** WHAT THE TASK ASKS **
Copy each line that contains the word "code".

+===+

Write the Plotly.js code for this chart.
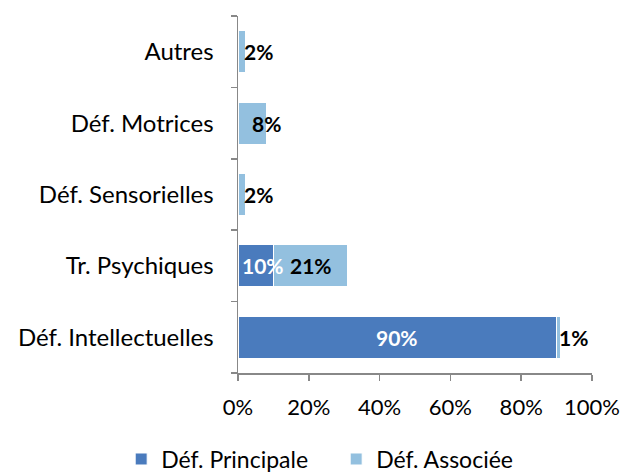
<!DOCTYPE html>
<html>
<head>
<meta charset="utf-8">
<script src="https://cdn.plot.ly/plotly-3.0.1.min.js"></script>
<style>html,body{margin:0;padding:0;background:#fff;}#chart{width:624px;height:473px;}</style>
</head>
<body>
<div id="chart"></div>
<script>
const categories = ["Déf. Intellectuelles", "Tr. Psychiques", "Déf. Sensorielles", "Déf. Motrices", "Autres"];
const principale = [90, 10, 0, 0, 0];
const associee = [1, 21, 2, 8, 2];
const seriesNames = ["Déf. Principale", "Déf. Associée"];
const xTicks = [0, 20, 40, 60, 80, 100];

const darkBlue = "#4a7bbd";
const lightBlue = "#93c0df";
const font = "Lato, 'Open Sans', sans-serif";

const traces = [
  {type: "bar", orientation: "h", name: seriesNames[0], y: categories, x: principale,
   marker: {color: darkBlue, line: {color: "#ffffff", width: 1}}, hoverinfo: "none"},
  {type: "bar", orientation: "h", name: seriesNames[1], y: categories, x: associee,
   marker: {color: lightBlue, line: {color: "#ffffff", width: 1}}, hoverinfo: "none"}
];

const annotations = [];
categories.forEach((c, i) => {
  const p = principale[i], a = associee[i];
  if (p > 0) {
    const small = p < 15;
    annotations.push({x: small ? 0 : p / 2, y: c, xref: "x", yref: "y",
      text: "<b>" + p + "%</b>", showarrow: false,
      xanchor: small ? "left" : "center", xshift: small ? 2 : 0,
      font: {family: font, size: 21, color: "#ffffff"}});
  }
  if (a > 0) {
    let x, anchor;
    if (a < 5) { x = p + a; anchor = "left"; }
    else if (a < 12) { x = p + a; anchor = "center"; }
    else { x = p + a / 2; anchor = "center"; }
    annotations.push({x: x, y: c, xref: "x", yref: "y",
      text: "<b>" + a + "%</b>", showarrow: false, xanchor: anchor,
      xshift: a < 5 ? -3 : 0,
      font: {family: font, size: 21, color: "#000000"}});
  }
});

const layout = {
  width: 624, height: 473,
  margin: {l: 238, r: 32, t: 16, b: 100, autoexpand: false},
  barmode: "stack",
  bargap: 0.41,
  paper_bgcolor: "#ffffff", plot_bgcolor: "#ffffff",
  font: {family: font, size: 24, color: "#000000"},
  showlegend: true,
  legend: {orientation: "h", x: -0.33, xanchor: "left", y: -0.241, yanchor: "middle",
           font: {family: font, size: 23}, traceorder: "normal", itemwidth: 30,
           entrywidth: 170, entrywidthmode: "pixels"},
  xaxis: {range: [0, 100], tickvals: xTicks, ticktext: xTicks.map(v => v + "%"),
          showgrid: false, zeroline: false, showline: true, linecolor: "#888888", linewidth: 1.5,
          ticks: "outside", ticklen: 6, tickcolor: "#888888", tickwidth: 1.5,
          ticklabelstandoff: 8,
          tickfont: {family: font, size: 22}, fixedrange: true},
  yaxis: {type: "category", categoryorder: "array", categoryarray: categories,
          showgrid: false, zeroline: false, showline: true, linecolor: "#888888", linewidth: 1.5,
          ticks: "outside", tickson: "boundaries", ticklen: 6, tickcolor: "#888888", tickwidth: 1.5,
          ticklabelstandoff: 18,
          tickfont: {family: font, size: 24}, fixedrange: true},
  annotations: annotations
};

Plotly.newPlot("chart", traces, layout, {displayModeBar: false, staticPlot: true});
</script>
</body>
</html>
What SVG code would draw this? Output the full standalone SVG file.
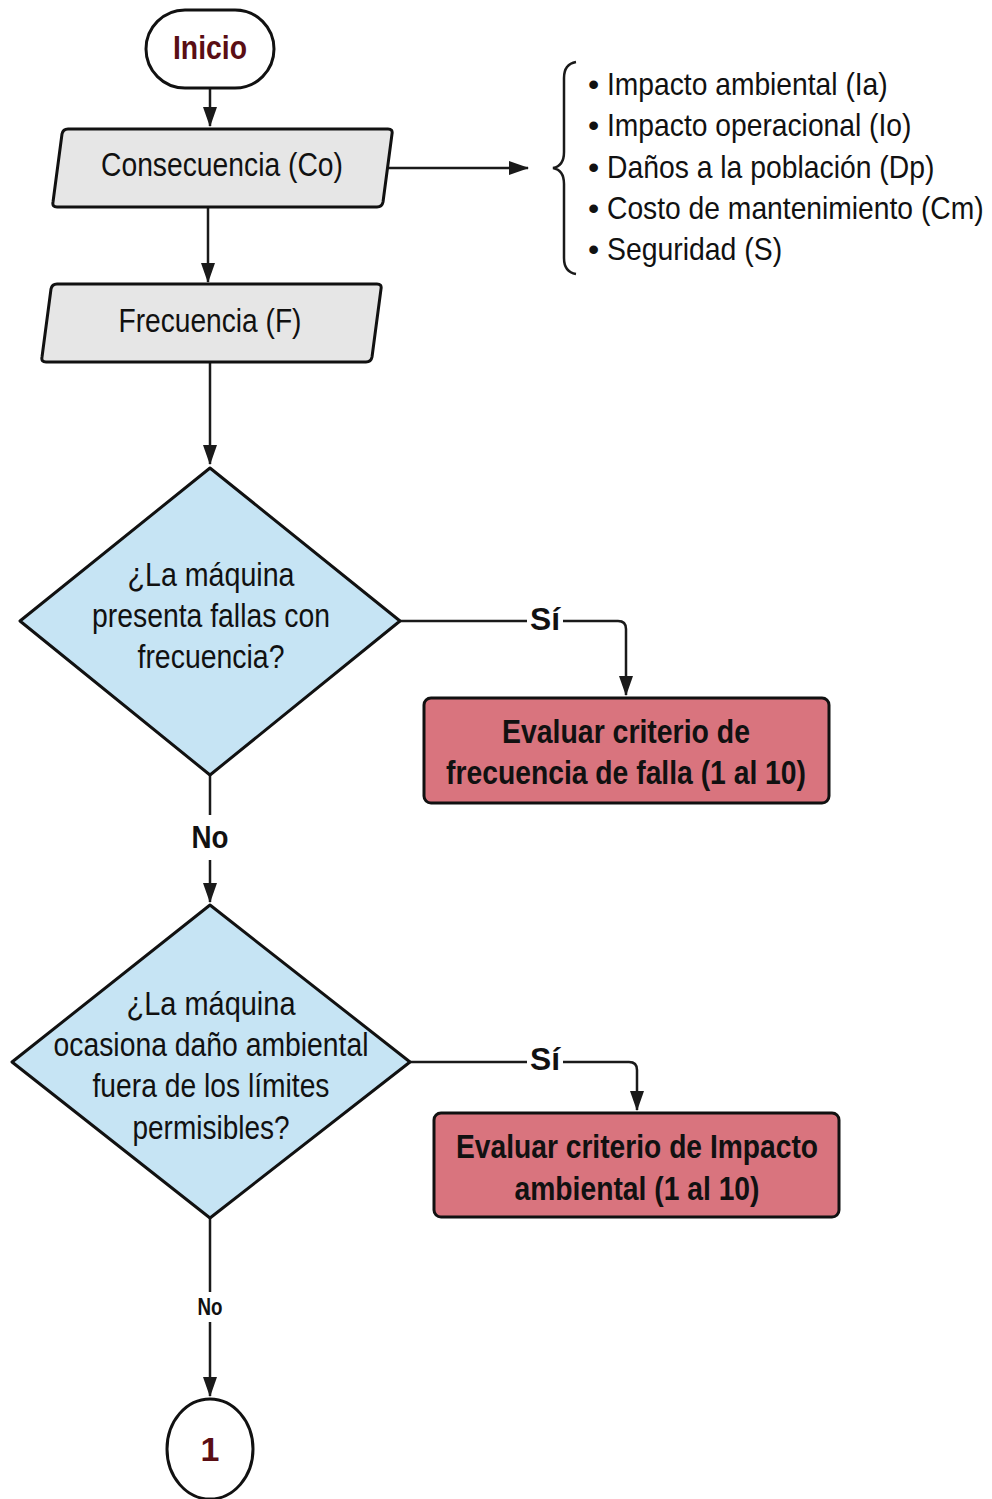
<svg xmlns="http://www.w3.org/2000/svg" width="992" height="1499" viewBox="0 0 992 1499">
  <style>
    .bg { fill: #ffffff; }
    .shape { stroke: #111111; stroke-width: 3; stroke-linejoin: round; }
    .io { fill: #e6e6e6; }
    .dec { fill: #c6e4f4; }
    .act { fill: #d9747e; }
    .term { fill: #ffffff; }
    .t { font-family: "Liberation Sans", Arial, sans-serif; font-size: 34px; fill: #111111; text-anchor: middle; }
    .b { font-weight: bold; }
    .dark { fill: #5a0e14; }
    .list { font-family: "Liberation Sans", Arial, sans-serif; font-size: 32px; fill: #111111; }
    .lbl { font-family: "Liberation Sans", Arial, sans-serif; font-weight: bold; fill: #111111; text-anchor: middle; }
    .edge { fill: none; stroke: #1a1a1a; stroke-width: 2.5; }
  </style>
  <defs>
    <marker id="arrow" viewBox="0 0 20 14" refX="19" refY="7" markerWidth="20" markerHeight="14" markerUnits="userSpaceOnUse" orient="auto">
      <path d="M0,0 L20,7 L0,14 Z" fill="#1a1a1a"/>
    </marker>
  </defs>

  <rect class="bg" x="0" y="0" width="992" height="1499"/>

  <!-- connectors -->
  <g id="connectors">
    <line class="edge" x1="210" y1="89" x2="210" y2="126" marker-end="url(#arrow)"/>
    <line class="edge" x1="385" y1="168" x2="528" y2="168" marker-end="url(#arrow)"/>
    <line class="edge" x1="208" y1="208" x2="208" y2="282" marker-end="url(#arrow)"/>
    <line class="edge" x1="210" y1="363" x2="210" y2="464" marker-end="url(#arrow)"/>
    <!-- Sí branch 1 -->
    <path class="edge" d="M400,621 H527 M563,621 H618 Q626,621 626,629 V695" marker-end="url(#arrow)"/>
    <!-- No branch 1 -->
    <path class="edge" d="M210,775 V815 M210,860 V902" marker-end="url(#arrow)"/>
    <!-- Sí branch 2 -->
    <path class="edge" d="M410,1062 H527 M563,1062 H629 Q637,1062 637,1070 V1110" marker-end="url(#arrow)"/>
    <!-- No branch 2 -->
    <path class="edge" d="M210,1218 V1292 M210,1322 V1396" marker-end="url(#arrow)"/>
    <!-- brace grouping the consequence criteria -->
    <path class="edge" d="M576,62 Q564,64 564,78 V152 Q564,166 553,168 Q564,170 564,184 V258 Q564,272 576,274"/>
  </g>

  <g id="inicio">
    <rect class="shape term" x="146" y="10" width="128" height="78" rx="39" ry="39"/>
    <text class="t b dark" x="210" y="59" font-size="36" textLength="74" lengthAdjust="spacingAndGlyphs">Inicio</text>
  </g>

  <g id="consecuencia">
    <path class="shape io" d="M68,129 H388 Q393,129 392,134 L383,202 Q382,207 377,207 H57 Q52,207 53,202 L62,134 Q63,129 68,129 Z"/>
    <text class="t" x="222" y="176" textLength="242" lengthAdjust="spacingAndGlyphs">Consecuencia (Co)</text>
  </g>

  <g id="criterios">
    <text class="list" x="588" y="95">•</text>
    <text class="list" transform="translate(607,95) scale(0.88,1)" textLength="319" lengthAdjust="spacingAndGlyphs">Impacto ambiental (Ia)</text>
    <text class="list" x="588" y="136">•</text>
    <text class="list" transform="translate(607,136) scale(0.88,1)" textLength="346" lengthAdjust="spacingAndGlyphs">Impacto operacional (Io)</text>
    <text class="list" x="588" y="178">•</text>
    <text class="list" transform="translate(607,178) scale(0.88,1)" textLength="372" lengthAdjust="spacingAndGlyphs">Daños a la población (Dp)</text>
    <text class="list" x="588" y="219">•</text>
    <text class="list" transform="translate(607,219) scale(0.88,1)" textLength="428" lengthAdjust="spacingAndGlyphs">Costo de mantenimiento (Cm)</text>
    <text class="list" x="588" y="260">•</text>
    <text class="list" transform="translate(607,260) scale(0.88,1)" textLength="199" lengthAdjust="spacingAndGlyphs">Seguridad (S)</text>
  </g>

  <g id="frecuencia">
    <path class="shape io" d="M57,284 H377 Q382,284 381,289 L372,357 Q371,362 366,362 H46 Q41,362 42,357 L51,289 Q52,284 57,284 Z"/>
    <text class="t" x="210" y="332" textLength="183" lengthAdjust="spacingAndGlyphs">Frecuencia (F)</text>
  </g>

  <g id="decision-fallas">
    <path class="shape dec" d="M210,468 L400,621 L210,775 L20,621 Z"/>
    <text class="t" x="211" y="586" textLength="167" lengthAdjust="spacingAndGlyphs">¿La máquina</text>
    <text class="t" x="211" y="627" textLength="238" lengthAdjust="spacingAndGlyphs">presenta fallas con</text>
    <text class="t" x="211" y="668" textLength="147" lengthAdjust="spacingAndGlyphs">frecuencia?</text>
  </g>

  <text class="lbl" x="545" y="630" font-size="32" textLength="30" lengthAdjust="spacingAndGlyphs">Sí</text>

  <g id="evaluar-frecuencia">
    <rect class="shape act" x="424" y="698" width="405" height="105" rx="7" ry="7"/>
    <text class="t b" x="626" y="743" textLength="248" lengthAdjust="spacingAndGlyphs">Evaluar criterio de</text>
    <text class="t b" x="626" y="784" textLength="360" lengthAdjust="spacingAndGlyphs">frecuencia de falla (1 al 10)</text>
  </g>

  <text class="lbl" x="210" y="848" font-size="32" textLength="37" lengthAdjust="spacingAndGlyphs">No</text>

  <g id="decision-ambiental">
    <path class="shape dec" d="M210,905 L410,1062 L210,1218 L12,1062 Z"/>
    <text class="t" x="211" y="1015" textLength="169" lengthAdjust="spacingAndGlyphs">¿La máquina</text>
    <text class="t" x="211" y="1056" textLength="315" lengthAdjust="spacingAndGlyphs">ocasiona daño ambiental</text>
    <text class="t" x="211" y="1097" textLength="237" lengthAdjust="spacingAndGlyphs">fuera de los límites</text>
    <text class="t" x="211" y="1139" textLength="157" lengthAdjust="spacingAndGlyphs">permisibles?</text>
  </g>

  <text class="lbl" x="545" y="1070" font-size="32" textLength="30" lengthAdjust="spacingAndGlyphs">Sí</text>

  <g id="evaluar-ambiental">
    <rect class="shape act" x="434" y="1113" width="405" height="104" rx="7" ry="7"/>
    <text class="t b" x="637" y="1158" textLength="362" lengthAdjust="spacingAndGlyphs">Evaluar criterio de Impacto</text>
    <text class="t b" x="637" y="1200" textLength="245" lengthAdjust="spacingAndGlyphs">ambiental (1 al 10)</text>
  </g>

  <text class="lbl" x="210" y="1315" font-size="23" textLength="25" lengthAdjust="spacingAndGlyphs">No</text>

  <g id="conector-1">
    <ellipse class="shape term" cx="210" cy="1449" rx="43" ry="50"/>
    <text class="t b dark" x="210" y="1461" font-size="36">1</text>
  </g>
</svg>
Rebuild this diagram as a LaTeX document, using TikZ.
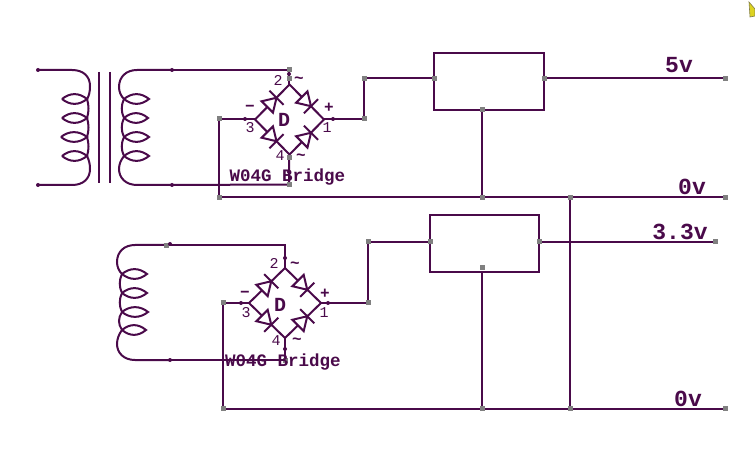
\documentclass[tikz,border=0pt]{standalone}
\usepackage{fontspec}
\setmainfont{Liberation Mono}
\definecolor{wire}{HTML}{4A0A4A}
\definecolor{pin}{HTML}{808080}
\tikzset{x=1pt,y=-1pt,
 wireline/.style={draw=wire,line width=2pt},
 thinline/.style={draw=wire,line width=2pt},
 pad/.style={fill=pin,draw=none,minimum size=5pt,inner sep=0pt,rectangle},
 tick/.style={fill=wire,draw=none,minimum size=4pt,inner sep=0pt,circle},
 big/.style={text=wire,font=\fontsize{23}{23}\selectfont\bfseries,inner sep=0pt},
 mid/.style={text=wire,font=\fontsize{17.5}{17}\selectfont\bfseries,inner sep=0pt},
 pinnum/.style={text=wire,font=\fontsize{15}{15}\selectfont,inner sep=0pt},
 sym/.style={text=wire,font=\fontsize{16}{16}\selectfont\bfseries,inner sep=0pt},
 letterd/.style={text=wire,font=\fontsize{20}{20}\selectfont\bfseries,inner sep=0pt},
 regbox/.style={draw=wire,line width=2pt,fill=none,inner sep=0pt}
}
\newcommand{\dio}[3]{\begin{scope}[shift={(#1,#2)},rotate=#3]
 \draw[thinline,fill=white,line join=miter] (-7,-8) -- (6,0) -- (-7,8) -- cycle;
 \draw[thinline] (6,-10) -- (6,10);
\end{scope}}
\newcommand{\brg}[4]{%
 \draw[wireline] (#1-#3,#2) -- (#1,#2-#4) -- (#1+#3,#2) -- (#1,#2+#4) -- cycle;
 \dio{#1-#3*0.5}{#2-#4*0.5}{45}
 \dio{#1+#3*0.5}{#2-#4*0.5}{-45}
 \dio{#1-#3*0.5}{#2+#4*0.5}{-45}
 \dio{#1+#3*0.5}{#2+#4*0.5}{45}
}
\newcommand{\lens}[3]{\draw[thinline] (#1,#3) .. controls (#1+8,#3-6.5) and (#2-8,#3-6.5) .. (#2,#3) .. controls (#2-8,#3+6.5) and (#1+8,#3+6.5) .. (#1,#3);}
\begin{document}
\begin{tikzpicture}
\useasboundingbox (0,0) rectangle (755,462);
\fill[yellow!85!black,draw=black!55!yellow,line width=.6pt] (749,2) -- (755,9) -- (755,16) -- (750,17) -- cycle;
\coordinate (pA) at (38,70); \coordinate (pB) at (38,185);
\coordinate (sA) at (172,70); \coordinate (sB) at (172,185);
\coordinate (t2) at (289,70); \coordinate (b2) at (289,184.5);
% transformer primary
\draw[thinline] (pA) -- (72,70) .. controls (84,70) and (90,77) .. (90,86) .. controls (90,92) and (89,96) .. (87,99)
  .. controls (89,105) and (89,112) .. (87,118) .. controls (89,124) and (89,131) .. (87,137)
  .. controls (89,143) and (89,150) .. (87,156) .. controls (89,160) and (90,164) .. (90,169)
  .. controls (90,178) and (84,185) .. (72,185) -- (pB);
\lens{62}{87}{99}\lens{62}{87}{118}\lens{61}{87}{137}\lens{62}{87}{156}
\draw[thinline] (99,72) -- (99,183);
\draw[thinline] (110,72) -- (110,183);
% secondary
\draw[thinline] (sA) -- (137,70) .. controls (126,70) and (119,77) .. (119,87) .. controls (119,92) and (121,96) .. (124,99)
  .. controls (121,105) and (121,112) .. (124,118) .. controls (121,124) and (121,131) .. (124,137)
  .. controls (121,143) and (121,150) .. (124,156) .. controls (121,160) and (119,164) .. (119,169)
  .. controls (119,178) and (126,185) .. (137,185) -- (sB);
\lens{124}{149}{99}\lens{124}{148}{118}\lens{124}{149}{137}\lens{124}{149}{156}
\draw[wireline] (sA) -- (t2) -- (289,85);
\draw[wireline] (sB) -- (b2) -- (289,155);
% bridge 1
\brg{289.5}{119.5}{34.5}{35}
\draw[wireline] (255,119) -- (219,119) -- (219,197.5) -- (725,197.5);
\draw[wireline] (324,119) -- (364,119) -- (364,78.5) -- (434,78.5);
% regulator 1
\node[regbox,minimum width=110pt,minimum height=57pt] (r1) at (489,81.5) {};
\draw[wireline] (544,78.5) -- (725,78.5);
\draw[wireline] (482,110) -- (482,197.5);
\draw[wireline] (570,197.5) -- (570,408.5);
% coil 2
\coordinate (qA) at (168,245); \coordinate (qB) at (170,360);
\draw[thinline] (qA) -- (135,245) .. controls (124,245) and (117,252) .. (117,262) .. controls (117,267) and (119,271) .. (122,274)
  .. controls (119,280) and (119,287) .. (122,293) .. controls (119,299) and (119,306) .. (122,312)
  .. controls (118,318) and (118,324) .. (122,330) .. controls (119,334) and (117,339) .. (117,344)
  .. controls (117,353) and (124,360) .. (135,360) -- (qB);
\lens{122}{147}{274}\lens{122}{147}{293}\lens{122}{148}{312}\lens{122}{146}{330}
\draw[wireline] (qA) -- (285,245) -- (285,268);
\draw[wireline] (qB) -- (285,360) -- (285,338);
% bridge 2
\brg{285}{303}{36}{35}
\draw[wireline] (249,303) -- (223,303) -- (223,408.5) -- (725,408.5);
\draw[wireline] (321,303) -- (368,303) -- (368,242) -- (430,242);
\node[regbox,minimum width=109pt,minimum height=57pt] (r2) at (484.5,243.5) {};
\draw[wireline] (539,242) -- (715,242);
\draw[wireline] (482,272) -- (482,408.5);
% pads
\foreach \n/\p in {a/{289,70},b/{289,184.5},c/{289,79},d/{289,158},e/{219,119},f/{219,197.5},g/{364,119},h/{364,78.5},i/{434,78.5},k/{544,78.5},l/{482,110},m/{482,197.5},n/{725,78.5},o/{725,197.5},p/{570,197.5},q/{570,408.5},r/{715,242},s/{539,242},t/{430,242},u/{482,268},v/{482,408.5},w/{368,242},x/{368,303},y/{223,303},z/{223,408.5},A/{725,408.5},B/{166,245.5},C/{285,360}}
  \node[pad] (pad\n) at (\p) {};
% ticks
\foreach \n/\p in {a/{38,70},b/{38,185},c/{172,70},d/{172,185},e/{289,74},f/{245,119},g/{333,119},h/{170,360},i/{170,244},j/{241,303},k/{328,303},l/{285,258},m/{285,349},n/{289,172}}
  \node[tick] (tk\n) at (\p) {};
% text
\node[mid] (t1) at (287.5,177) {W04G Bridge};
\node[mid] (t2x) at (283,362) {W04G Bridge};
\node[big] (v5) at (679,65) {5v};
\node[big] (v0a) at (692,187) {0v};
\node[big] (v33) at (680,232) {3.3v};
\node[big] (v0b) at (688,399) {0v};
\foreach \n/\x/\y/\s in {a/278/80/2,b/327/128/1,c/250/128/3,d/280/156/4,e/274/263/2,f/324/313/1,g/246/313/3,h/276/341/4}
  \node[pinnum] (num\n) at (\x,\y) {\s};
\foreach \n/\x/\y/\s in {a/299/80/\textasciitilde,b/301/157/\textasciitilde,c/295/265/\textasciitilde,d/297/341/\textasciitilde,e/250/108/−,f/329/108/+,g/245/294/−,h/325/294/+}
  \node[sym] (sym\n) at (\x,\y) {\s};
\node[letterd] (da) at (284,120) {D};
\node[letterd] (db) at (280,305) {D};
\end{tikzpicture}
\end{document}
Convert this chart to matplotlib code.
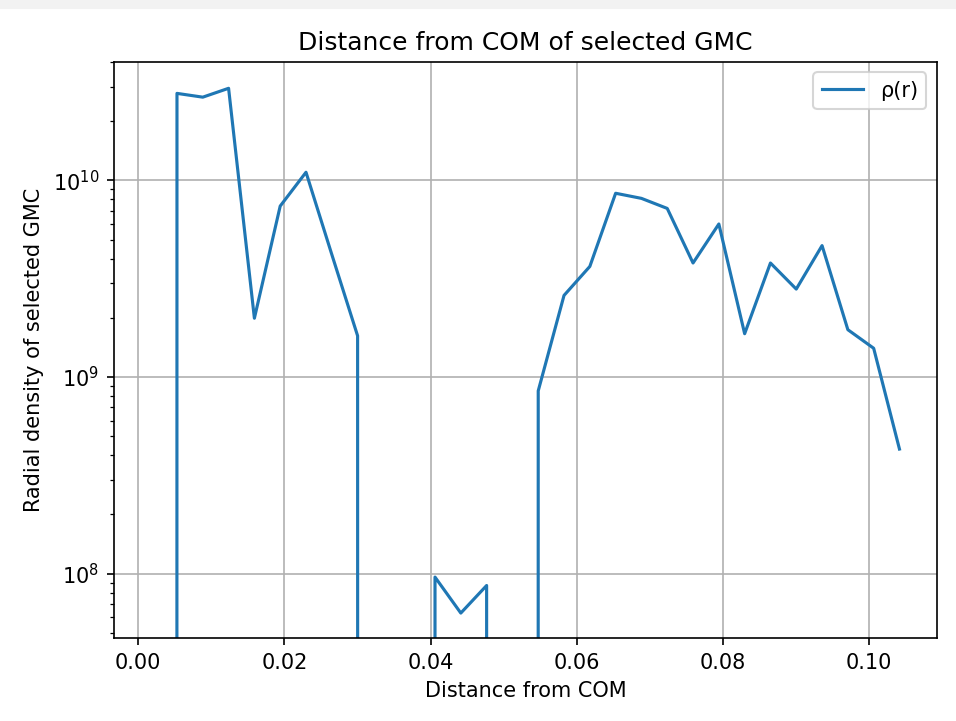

+===+

** RESPONSE TO THIS TASK **
Write the Plotly.js code for this chart.
What SVG code would draw this? Output the full standalone SVG file.
Convert this chart to matplotlib code.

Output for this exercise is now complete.